An intermediate sprint occurs at kilometre 132, also offering bonus seconds to the first three riders. With over 53km still to go at this sprint point, the breakaway will likely sweep these up.
The race passes through Barrax with just over 30km remaining. Afterwards, there is a long, straight road which carries the riders to Albacete. If the wind picks up here, the GC teams must stay vigilant so their leaders aren't caught out.
With 2.4km remaining, there is a key left-hand turn where there will be a mass rush for position. The next obstacle is a roundabout with 1.5km remaining.

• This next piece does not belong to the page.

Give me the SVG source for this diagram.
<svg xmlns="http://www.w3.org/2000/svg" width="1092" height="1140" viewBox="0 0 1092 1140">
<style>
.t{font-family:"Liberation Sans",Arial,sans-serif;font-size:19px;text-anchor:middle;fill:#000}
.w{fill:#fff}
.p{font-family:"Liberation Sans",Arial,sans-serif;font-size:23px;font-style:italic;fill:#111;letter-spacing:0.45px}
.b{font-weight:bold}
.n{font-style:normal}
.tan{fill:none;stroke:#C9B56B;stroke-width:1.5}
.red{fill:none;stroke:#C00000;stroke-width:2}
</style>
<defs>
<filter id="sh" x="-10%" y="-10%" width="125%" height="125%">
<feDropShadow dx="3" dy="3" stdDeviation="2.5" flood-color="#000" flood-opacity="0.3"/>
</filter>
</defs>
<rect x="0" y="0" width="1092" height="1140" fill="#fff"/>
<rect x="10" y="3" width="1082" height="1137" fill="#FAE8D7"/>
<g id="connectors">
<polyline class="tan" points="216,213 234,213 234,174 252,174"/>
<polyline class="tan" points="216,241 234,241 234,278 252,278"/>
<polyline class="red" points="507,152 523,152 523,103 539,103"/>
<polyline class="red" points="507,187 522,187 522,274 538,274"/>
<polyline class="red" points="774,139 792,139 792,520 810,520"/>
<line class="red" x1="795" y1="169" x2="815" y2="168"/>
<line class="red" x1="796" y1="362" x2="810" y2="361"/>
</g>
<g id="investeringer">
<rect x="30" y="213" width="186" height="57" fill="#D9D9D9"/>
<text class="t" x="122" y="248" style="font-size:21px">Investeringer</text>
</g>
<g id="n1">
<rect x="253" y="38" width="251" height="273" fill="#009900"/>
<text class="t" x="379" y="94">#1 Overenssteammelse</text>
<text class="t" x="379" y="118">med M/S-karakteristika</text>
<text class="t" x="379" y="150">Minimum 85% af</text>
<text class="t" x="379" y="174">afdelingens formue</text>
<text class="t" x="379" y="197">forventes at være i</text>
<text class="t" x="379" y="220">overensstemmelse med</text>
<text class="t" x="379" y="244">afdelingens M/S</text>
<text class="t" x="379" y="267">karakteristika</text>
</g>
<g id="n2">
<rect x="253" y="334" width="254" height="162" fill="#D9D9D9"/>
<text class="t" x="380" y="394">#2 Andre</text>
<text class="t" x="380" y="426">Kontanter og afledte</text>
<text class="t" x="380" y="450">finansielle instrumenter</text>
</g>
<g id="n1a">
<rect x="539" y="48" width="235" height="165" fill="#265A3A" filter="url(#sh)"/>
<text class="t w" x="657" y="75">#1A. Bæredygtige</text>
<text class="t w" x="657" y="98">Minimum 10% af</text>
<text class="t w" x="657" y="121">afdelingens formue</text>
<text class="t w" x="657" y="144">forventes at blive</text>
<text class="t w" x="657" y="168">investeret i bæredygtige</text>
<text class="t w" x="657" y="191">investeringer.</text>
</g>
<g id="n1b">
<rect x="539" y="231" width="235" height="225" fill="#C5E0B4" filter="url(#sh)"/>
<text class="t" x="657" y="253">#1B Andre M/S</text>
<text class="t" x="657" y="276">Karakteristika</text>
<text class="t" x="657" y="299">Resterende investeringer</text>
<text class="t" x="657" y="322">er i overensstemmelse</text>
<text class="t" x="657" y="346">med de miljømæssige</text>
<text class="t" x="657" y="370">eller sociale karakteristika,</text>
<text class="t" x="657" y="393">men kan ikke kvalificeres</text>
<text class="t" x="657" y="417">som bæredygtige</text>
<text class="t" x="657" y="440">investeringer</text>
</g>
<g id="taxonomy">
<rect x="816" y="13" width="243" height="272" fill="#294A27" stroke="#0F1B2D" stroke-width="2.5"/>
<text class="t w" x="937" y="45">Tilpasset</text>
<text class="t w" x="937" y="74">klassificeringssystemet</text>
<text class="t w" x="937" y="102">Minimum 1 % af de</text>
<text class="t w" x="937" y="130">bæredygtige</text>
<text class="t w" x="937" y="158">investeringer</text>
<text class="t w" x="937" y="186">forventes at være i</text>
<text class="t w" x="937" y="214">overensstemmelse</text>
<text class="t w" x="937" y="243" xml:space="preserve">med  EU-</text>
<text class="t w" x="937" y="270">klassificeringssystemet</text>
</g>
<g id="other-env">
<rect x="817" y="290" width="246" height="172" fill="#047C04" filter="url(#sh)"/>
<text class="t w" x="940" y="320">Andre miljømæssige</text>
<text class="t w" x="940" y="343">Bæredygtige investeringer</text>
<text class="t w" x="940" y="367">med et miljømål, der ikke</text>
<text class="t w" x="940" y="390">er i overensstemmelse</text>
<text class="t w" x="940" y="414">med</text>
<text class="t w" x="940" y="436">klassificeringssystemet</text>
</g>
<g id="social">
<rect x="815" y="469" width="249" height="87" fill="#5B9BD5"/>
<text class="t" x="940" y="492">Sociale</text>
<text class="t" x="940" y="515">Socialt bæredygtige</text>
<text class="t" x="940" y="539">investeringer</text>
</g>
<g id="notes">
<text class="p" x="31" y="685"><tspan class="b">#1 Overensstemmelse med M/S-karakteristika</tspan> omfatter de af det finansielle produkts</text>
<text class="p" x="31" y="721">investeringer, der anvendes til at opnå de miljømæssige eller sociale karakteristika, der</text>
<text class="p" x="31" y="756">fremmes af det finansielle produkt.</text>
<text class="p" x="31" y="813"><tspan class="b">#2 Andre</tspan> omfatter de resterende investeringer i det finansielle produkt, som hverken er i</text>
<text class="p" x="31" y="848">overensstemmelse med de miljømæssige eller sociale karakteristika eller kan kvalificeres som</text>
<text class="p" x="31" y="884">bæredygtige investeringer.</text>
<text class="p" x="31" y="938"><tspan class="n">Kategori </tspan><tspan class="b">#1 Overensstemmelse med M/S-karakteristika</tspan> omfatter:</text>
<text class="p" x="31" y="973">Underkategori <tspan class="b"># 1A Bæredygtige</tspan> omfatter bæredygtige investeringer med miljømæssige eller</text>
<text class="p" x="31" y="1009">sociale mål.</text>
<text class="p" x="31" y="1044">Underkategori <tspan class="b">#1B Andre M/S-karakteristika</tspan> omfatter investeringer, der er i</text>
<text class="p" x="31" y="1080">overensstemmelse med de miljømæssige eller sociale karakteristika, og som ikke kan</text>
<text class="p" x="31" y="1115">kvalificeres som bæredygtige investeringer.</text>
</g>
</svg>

Just after passing under the flamme rouge, the final right-hand corner arrives. It’s not particularly sharp, but exiting this corner in a good position will be critical. The sprinters must rely on their lead out trains to place them towards the front without spending excess energy.
We must consider the potential for crosswinds throughout the stage. This area of Spain is susceptible to strong gusts, and with long, straight, flat roads defining the stage, the riders will be exposed if the winds arrive. However, the forecast doesn’t suggest any excessive wind throughout the stage, so echelons, if they form, may not be particularly decisive. Nonetheless, all the GC teams will be on red alert to stay in position at all times.
Jasper Philipsen in the green jersey (Image credit: Stuart Franklin/Getty Images)
After winning stage 2 with an emphatic sprint, Jasper Philipsen begins stage 5 as one of the favourites. The Belgian rider came so close to victory at the Tour de France, but had to wait for La Vuelta before winning at a Grand Tour in 2021. With the help of Alexander Krieger and Sacha Modolo, Philipsen can expect to be in a primary position in the final kilometre. If he can time his effort perfectly again, he’ll be difficult to beat.
After storming to victory in Molina de Aragón, Fabio Jakobsen is winning at the top level of pro cycling once more. The Dutchman has recovered from his horrendous crash at the Tour of Poland last year to start his first Grand Tour since the 2019 Vuelta a España. He won two sprint stages that year, and after picking up the third Grand Tour victory of his career, he has every chance of adding to that success.
Arnaud Démare was in electric form throughout the 2020 season, accumulating 14 victories including four at the Giro d’Italia. However, he has been unable to match that form this year, recording eight victories so far but none at WorldTour level. Démare was unable to make an impression on stage 2 — he was poorly positioned in the final kilometre and never made a full effort. He was better placed on stage 4, but lost out to Jakobsen. Can he and Groupama-FDJ turn the tide?
Juan Sebastián Molano sprinted to fourth on stage 2 in Burgos to match his best finish at a Grand Tour. Molano launched early, exposing himself to the wind while eventual stage winner Jasper Philipsen could shelter in his slipstream. Nonetheless, Molano has great legs at present, proven by his two stage victories at the Vuelta a Burgos earlier this month. Matteo Trentin was his leadout man on stage 2 — his Classics experience will be pivotal if echelons occur.
Piet Allegeart and Florian Vermeersch both sneaked inside the top ten on stage 2, so clearly possess a reasonable kick in a mass sprint finish. They are both capable Classics riders too, so will be confident of dealing with any potential echelons. Other sprinters to keep an eye on include Jon Aberasturi, Martin Laas, Alberto Dainese and Alex Aranburu.
Every rider vying for the red jersey must be attentive in case the wind picks up and causes echelons to form. Of the GC riders, Egan Bernal has proven to be one of the most adept in crosswinds. He tackled them confidently at Paris-Nice in 2019, and was comfortable on stage 7 of the Tour de France last year. The Ineos Grenadiers took control in the crosswinds that day, forcing Tadej Pogačar and Mikel Landa to lose over one minute.
After a year of recovery, Fabio Jakobsen is back to winning ways at Grand Tours. Deceuninck usually boss the crosswinds, and with Classics specialists Florian Sénéchal and Zdeněk Štybar on his side, he won’t be overly worried about the possibility of echelons. Fabio Jakobsen is our pick to win stage 5 of La Vuelta a España 2021.